Working through a Hong Kong agent has proven beneficial, and despite a sharp drop in demand immediately following the Asian financial crisis, Hong Kong is recovering well as a market for Farra. Furthermore, Hong Kong is providing a showcase stimulating increasing interest from the United Kingdom, Singapore and Australia. Farra commented that, in this regard, the media reports of Hong Kong plans to offer aviation beyond rights for Air New Zealand rights to pick up and drop off passengers in Hong Kong en route between New Zealand and Europe were very encouraging, and would boosts Farra's efforts to build its European market.
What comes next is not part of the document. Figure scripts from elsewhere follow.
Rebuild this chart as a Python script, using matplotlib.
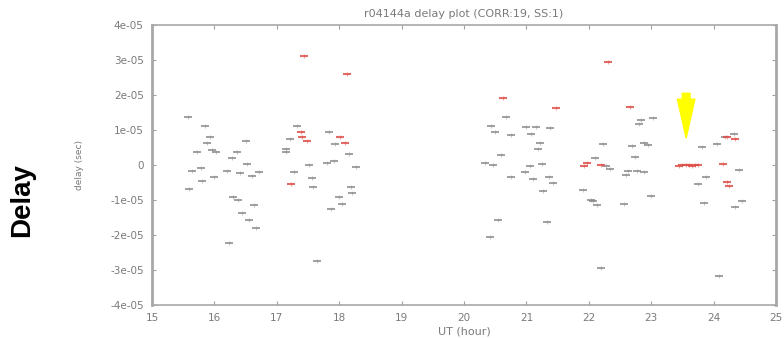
import matplotlib
matplotlib.use("Agg")
import matplotlib.pyplot as plt

# delay points (UT hour, delay in 1e-5 s)
gray_ut = [15.57, 15.85, 15.93, 15.88, 16.51, 15.72, 15.96, 16.03, 16.36, 16.28,
           16.52, 15.78, 15.64, 16.20, 16.41, 16.71, 16.60, 15.99, 15.80, 15.59,
           16.30, 16.38, 16.63, 16.44, 16.55, 16.67, 16.23,
           17.32, 17.21, 17.84, 17.94, 17.14, 17.15, 18.16, 17.52, 17.91, 17.80,
           18.27, 17.28, 17.56, 17.58, 18.19, 18.21, 17.99, 18.04, 17.87, 17.64,
           20.67, 20.43, 20.50, 20.76, 21.00, 21.15, 21.38, 21.07, 21.21, 21.18,
           20.59, 20.34, 20.47, 21.05, 21.25, 20.97, 20.75, 21.10, 21.36, 21.42,
           21.27, 20.55, 21.33, 20.42, 21.90, 22.03, 22.13,
           22.81, 22.83, 23.03, 22.23, 22.70, 22.89, 22.95, 22.74, 22.10, 22.28,
           22.34, 22.63, 22.77, 22.89, 22.60, 24.33, 24.18, 24.05, 23.82, 23.88,
           23.75, 24.41, 23.00, 22.07, 22.56, 23.85, 24.45, 24.35, 22.20, 24.08]
gray_delay = [1.38, 1.11, 0.80, 0.63, 0.69, 0.38, 0.43, 0.38, 0.38, 0.20,
              0.03, -0.08, -0.16, -0.17, -0.23, -0.20, -0.31, -0.34, -0.47, -0.69,
              -0.91, -1.00, -1.13, -1.36, -1.56, -1.80, -2.23,
              1.11, 0.75, 0.95, 0.59, 0.46, 0.38, 0.31, 0.00, 0.12, 0.05,
              -0.05, -0.19, -0.38, -0.64, -0.62, -0.79, -0.90, -1.12, -1.27, -2.73,
              1.38, 1.11, 0.95, 0.86, 1.10, 1.10, 1.07, 0.88, 0.64, 0.45,
              0.29, 0.07, 0.00, -0.03, 0.02, -0.19, -0.35, -0.41, -0.33, -0.52,
              -0.74, -1.57, -1.62, -2.05, -0.71, -1.00, -1.14,
              1.17, 1.30, 1.35, 0.60, 0.54, 0.64, 0.57, 0.22, 0.19, -0.03,
              -0.12, -0.16, -0.17, -0.20, -0.29, 0.89, 0.79, 0.59, 0.51, -0.35,
              -0.55, -0.14, -0.89, -1.03, -1.11, -1.08, -1.02, -1.21, -2.95, -3.17]

red_ut = [17.44, 18.13, 17.38, 17.41, 17.48, 18.01, 18.09, 17.22,
          20.63, 21.47, 21.97, 21.92, 22.20, 22.31, 22.66,
          23.45, 23.50, 23.55, 23.60, 23.65, 23.70, 23.75,
          24.15, 24.21, 24.34, 24.21, 24.25]
red_delay = [3.12, 2.60, 0.95, 0.79, 0.68, 0.81, 0.64, -0.54,
             1.92, 1.62, 0.07, -0.03, 0.00, 2.95, 1.65,
             -0.02, 0.00, -0.01, 0.00, -0.02, 0.00, -0.01,
             0.02, 0.81, 0.73, -0.48, -0.60]

x_ticks = list(range(15, 26))
y_ticks = [-4e-5, -3e-5, -2e-5, -1e-5, 0, 1e-5, 2e-5, 3e-5, 4e-5]
y_tick_labels = ["-4e-05", "-3e-05", "-2e-05", "-1e-05", "0",
                 "1e-05", "2e-05", "3e-05", "4e-05"]

plt.rcParams['font.family'] = ['DejaVu Sans']
txt = '#7a7a7a'

fig = plt.figure(figsize=(7.84, 3.38), dpi=100)
ax = fig.add_axes([152/784, 1-305/338, 624/784, 280/338])

# blurry dash-like markers, as in the scanned plot
ax.plot(gray_ut, [v*1e-5 for v in gray_delay], '_', color='#808080',
        markersize=6, mew=1.4, alpha=0.75, linestyle='none')
ax.plot(gray_ut, [v*1e-5 for v in gray_delay], '|', color='#909090',
        markersize=2.5, mew=0.8, alpha=0.5, linestyle='none')
ax.plot(red_ut, [v*1e-5 for v in red_delay], '_', color='#e0504a',
        markersize=6, mew=1.5, alpha=0.85, linestyle='none')
ax.plot(red_ut, [v*1e-5 for v in red_delay], '|', color='#e0504a',
        markersize=2.5, mew=0.8, alpha=0.5, linestyle='none')

ax.set_xlim(15, 25)
ax.set_ylim(-4e-5, 4e-5)
ax.set_xticks(x_ticks)
ax.set_yticks(y_ticks)
ax.set_yticklabels(y_tick_labels)
ax.tick_params(direction='in', length=3, width=0.8, colors='#a0a0a0',
               labelcolor=txt, labelsize=7.5, top=True, right=True, pad=6)
for s in ax.spines.values():
    s.set_color('#a8a8a8')
    s.set_linewidth(1.2)
ax.spines['left'].set_linewidth(2)
ax.spines['right'].set_linewidth(2)

ax.set_title('r04144a delay plot (CORR:19, SS:1)', fontsize=8, color=txt, pad=6)
ax.set_xlabel('UT (hour)', fontsize=8, color=txt, labelpad=2)
fig.text(80/784, 1-165/338, 'delay (sec)', rotation=90, fontsize=6.5,
         color=txt, ha='center', va='center')

fig.text(22/784, 1-200/338, 'Delay', rotation=90, fontsize=20, fontweight='bold',
         family='Liberation Sans', color='black', ha='center', va='center')

ax.annotate('', xy=(23.56, 0.77e-5), xytext=(23.56, 2.05e-5),
            arrowprops=dict(arrowstyle='simple,head_length=2.0,head_width=0.9,tail_width=0.4',
                            color='#ffff00', mutation_scale=14, shrinkA=0, shrinkB=0))

fig.savefig('out.png', dpi=100)
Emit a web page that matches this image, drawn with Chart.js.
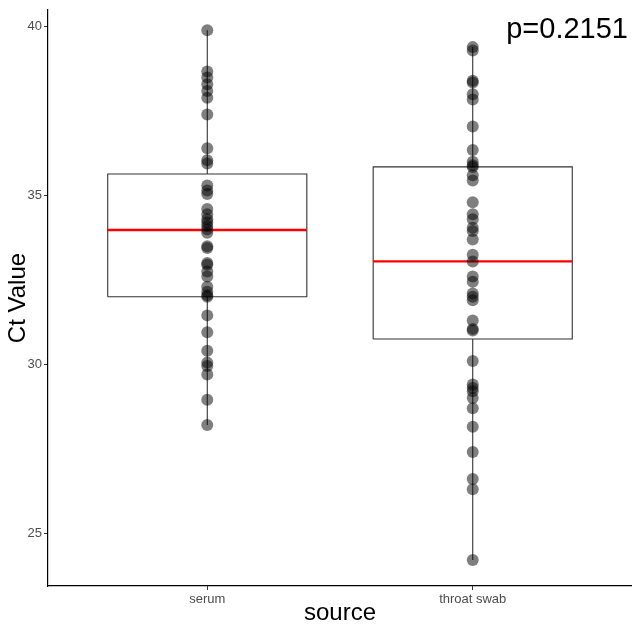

The NZ Post subsidiary, Transend, stresses the importance of aviation liberalisation to its own air freight.
Consultation with Maori
Initial consultations have identified several consistent themes:
· Endorsement of the commitment to extensive interaction between officials and Maori during the course of the negotiations. · The need for Maori input into various options under the CEP, including ensuring Maori interests, such as in intellectual property, are not compromised. · The need to address the practical implications of the Treaty of Waitangi exemption from a CEP. · The awareness that a CEP could provide considerable commercial opportunities for Maori, for example in education and tourism. · Concern that Maori are over-represented in the industries and communities likely to come under most acute pressure if tariffs protecting the TCF sectors are significantly reduced. While the tenor of Maori responses so far has been positive - focusing on economic opportunities expected to arise from more liberal trade and investment with Hong Kong - there is also an acute awareness that the CEP initiative could backfire if Maori interests are not treated as integral to the process. Shane Solomon of Tainui commented: "This CEP introduces another entity Maori have to deal with. The negotiations could either disenfranchise us further or provide more opportunities." Anita Stowers and Teresa Tepania-Ashton, of the Manukau Enterprise and Employment Trust, strongly criticised the lack of Maori representation on the New Zealand negotiating delegation.
Services Exports Canterbury Development Corporation investment advisory staff suggested New Zealand might benefit from a CEP in gaining preferential access to an economy they described as "a hunting ground for IT experts." If a CEP facilitated further investment, New Zealand's ability to attract some of the international pool of IT experts operating out of Hong Kong, or to market New Zealand's own IT services, could be enhanced.
One representative of a New Zealand engineering consultancy that does all of its business overseas - most of it in Asia - says reciprocity of services access is crucial. He says the barrier to this in engineering consultancy - as in other professions - is just as likely to come from New Zealand professional bodies' resistance to opening the market here as it is from professional bodies in Hong Kong guarding their patch. He says in New Zealand's case, it will be important to distinguish between closed-shop practices and legitimate grounds for acknowledging local protection - such as consumer protection and earthquake expertise.